**** Information provided ****
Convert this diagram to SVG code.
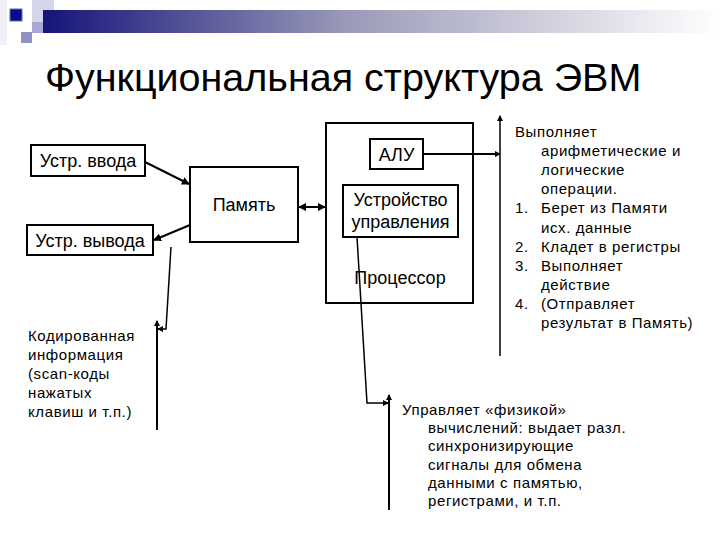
<svg xmlns="http://www.w3.org/2000/svg" width="720" height="540" viewBox="0 0 720 540">
<defs>
<linearGradient id="bar" x1="0" y1="0" x2="1" y2="0">
<stop offset="0" stop-color="#14147a"/>
<stop offset="0.45" stop-color="#9a9ab8"/>
<stop offset="1" stop-color="#ffffff"/>
</linearGradient>
<marker id="ah" markerWidth="8" markerHeight="8" refX="7" refY="4" orient="auto" markerUnits="userSpaceOnUse">
<path d="M0,0 L8,4 L0,8 Z" fill="#000"/>
</marker>
<marker id="ahs" markerWidth="6" markerHeight="6" refX="5" refY="3" orient="auto" markerUnits="userSpaceOnUse">
<path d="M0,0 L6,3 L0,6 Z" fill="#000"/>
</marker>
<marker id="ahb" markerWidth="8" markerHeight="8" refX="1" refY="4" orient="auto" markerUnits="userSpaceOnUse">
<path d="M8,0 L0,4 L8,8 Z" fill="#000"/>
</marker>
</defs>
<style>
text{font-family:"Liberation Sans",Arial,sans-serif;fill:#000}
.box{fill:#fff;stroke:#000;stroke-width:2}
.lbl{font-size:18px}
.note{font-size:15px;letter-spacing:0.6px}
.conn{fill:none;stroke:#000;stroke-width:2}
.thin{fill:none;stroke:#000;stroke-width:1.5}
</style>
<rect width="720" height="540" fill="#fff"/>
<g id="decor">
<rect x="0" y="0" width="7" height="45" fill="#f0f0f6"/>
<rect x="32" y="0" width="22" height="22" fill="#d4d4ea"/>
<rect x="43" y="10" width="677" height="23" fill="url(#bar)"/>
<rect x="32" y="22" width="11" height="11" fill="#a8a8d6"/>
<rect x="10" y="9" width="12" height="12" fill="#0a0a8c" stroke="#6a6ab8" stroke-width="1"/>
<rect x="21" y="32" width="11" height="11" fill="#9090c8"/>
</g>
<text id="title" x="45" y="91" font-size="39.5">Функциональная структура ЭВМ</text>
<g id="input"><rect class="box" x="31" y="145" width="114" height="31"/><text class="lbl" x="88" y="167" text-anchor="middle">Устр. ввода</text></g>
<g id="output"><rect class="box" x="27" y="225" width="126" height="30"/><text class="lbl" x="90" y="247" text-anchor="middle">Устр. вывода</text></g>
<g id="memory"><rect class="box" x="190" y="167" width="108" height="75"/><text class="lbl" x="244" y="211" text-anchor="middle">Память</text></g>
<g id="processor"><rect class="box" x="326" y="123" width="147" height="180"/><text class="lbl" x="400" y="284" text-anchor="middle">Процессор</text></g>
<g id="alu"><rect class="box" x="370" y="139" width="53" height="30"/><text class="lbl" x="396.5" y="161" text-anchor="middle">АЛУ</text></g>
<g id="cu"><rect class="box" x="343" y="185" width="115" height="52"/><text class="lbl" x="400.5" y="206" text-anchor="middle">Устройство</text><text class="lbl" x="400.5" y="228" text-anchor="middle">управления</text></g>
<g id="connectors">
<line class="conn" x1="145" y1="162" x2="189" y2="184" marker-end="url(#ah)"/>
<line class="conn" x1="190" y1="225" x2="154" y2="240" marker-end="url(#ah)"/>
<line class="conn" x1="299" y1="207" x2="325" y2="207" marker-start="url(#ahb)" marker-end="url(#ah)"/>
<line class="conn" x1="423" y1="154" x2="500" y2="154" marker-end="url(#ahs)"/>
<line class="thin" x1="500" y1="356" x2="500" y2="116" marker-end="url(#ahs)"/>
<polyline class="thin" points="357,237 367,403 388,403" marker-end="url(#ahs)"/>
<line class="conn" x1="389" y1="510" x2="389" y2="395" marker-end="url(#ahs)"/>
<polyline class="thin" points="171,247 166,329 158,329" marker-end="url(#ahs)"/>
<line class="conn" x1="157" y1="430" x2="157" y2="321" marker-end="url(#ahs)"/>
</g>
<g id="alu-note" class="note">
<text x="515" y="137">Выполняет</text>
<text x="541" y="156">арифметические и</text>
<text x="541" y="175">логические</text>
<text x="541" y="194">операции.</text>
<text x="515" y="213">1.</text><text x="541" y="213">Берет из Памяти</text>
<text x="541" y="233">исх. данные</text>
<text x="515" y="252">2.</text><text x="541" y="252">Кладет в регистры</text>
<text x="515" y="271">3.</text><text x="541" y="271">Выполняет</text>
<text x="541" y="290">действие</text>
<text x="515" y="309">4.</text><text x="541" y="309">(Отправляет</text>
<text x="541" y="328">результат в Память)</text>
</g>
<g id="cu-note" class="note">
<text x="402" y="415">Управляет «физикой»</text>
<text x="428" y="433">вычислений: выдает разл.</text>
<text x="428" y="451">синхронизирующие</text>
<text x="428" y="470">сигналы для обмена</text>
<text x="428" y="488">данными с памятью,</text>
<text x="428" y="506">регистрами, и т.п.</text>
</g>
<g id="io-note" class="note">
<text x="28" y="341">Кодированная</text>
<text x="28" y="360">информация</text>
<text x="28" y="379">(scan-коды</text>
<text x="28" y="398">нажатых</text>
<text x="28" y="417">клавиш и т.п.)</text>
</g>
</svg>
****
Objective
Extract the full listing exactly, with the pictures left out.

Solution to this problem
Convert this diagram to SVG code.
<svg xmlns="http://www.w3.org/2000/svg" width="720" height="540" viewBox="0 0 720 540">
<defs>
<linearGradient id="bar" x1="0" y1="0" x2="1" y2="0">
<stop offset="0" stop-color="#14147a"/>
<stop offset="0.45" stop-color="#9a9ab8"/>
<stop offset="1" stop-color="#ffffff"/>
</linearGradient>
<marker id="ah" markerWidth="8" markerHeight="8" refX="7" refY="4" orient="auto" markerUnits="userSpaceOnUse">
<path d="M0,0 L8,4 L0,8 Z" fill="#000"/>
</marker>
<marker id="ahs" markerWidth="6" markerHeight="6" refX="5" refY="3" orient="auto" markerUnits="userSpaceOnUse">
<path d="M0,0 L6,3 L0,6 Z" fill="#000"/>
</marker>
<marker id="ahb" markerWidth="8" markerHeight="8" refX="1" refY="4" orient="auto" markerUnits="userSpaceOnUse">
<path d="M8,0 L0,4 L8,8 Z" fill="#000"/>
</marker>
</defs>
<style>
text{font-family:"Liberation Sans",Arial,sans-serif;fill:#000}
.box{fill:#fff;stroke:#000;stroke-width:2}
.lbl{font-size:18px}
.note{font-size:15px;letter-spacing:0.6px}
.conn{fill:none;stroke:#000;stroke-width:2}
.thin{fill:none;stroke:#000;stroke-width:1.5}
</style>
<rect width="720" height="540" fill="#fff"/>
<g id="decor">
<rect x="0" y="0" width="7" height="45" fill="#f0f0f6"/>
<rect x="32" y="0" width="22" height="22" fill="#d4d4ea"/>
<rect x="43" y="10" width="677" height="23" fill="url(#bar)"/>
<rect x="32" y="22" width="11" height="11" fill="#a8a8d6"/>
<rect x="10" y="9" width="12" height="12" fill="#0a0a8c" stroke="#6a6ab8" stroke-width="1"/>
<rect x="21" y="32" width="11" height="11" fill="#9090c8"/>
</g>
<text id="title" x="45" y="91" font-size="39.5">Функциональная структура ЭВМ</text>
<g id="input"><rect class="box" x="31" y="145" width="114" height="31"/><text class="lbl" x="88" y="167" text-anchor="middle">Устр. ввода</text></g>
<g id="output"><rect class="box" x="27" y="225" width="126" height="30"/><text class="lbl" x="90" y="247" text-anchor="middle">Устр. вывода</text></g>
<g id="memory"><rect class="box" x="190" y="167" width="108" height="75"/><text class="lbl" x="244" y="211" text-anchor="middle">Память</text></g>
<g id="processor"><rect class="box" x="326" y="123" width="147" height="180"/><text class="lbl" x="400" y="284" text-anchor="middle">Процессор</text></g>
<g id="alu"><rect class="box" x="370" y="139" width="53" height="30"/><text class="lbl" x="396.5" y="161" text-anchor="middle">АЛУ</text></g>
<g id="cu"><rect class="box" x="343" y="185" width="115" height="52"/><text class="lbl" x="400.5" y="206" text-anchor="middle">Устройство</text><text class="lbl" x="400.5" y="228" text-anchor="middle">управления</text></g>
<g id="connectors">
<line class="conn" x1="145" y1="162" x2="189" y2="184" marker-end="url(#ah)"/>
<line class="conn" x1="190" y1="225" x2="154" y2="240" marker-end="url(#ah)"/>
<line class="conn" x1="299" y1="207" x2="325" y2="207" marker-start="url(#ahb)" marker-end="url(#ah)"/>
<line class="conn" x1="423" y1="154" x2="500" y2="154" marker-end="url(#ahs)"/>
<line class="thin" x1="500" y1="356" x2="500" y2="116" marker-end="url(#ahs)"/>
<polyline class="thin" points="357,237 367,403 388,403" marker-end="url(#ahs)"/>
<line class="conn" x1="389" y1="510" x2="389" y2="395" marker-end="url(#ahs)"/>
<polyline class="thin" points="171,247 166,329 158,329" marker-end="url(#ahs)"/>
<line class="conn" x1="157" y1="430" x2="157" y2="321" marker-end="url(#ahs)"/>
</g>
<g id="alu-note" class="note">
<text x="515" y="137">Выполняет</text>
<text x="541" y="156">арифметические и</text>
<text x="541" y="175">логические</text>
<text x="541" y="194">операции.</text>
<text x="515" y="213">1.</text><text x="541" y="213">Берет из Памяти</text>
<text x="541" y="233">исх. данные</text>
<text x="515" y="252">2.</text><text x="541" y="252">Кладет в регистры</text>
<text x="515" y="271">3.</text><text x="541" y="271">Выполняет</text>
<text x="541" y="290">действие</text>
<text x="515" y="309">4.</text><text x="541" y="309">(Отправляет</text>
<text x="541" y="328">результат в Память)</text>
</g>
<g id="cu-note" class="note">
<text x="402" y="415">Управляет «физикой»</text>
<text x="428" y="433">вычислений: выдает разл.</text>
<text x="428" y="451">синхронизирующие</text>
<text x="428" y="470">сигналы для обмена</text>
<text x="428" y="488">данными с памятью,</text>
<text x="428" y="506">регистрами, и т.п.</text>
</g>
<g id="io-note" class="note">
<text x="28" y="341">Кодированная</text>
<text x="28" y="360">информация</text>
<text x="28" y="379">(scan-коды</text>
<text x="28" y="398">нажатых</text>
<text x="28" y="417">клавиш и т.п.)</text>
</g>
</svg>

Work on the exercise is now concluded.